“Look down now!” yells our guide as we pile off the boat into the deep blue. Still adjusting my snorkel, I peer down, straight into the face of an enormous shark, incoming like a slow-moving bus. It’s a harmless whale shark, and I stare goggle-eyed at the 10-metre-long behemoth. The toothless mouth gapes as its spotted body glides by. Adrenaline courses through me as I gaze after the disappearing tail, and I’m exhilarated by its wild beauty.
I’m offshore from Exmouth, Western Australia, some 1200 kilometres north of Perth. It’s a wild, red-dirt outpost, perched on the edge of North West Cape, a finger of land pointing into the Indian Ocean. On its eastern side is sheltered Exmouth Gulf, while the western cape is flanked by vibrant Ningaloo Reef. Whale sharks visit every year between March and July (often until September), and like most human visitors, it’s Ningaloo Reef that brings them here.
But it wasn’t tourism that started the town. Exmouth began as a US Navy listening base in 1967, during the Cold War. Today, the base still has antennas up to 387 metres tall that communicate with submarines around the world. It was a tiny town on a wild frontier then, and although Exmouth now offers every creature comfort, it’s the astounding natural wonders of this place that still generate that untamed vibe.

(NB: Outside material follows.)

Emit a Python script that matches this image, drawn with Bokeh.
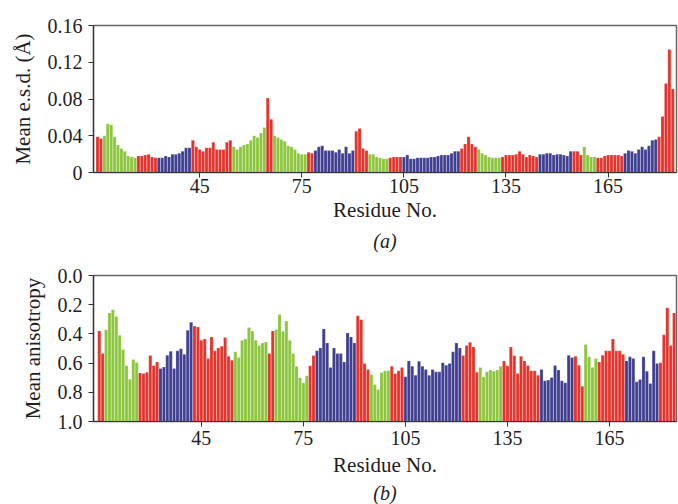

On a visit to the Ningaloo Aquarium and Discovery Centre, I find out more about this American-born town, complete with Chevrolets that cruised the right-hand side of the road. Stepping inside a cyclone chamber, I feel the extraordinary force of Cyclone Vance, which battered Exmouth in 1999, and I get an underwater introduction with displays of colourful reef life.
I’m ready to explore the wilds of the reef firsthand, and decide on a guided snorkelling tour. On the 50-minute drive to Turquoise Bay in Cape Range National Park, my guide Neri Grieve of Exmouth Adventures shares her passion for the environment.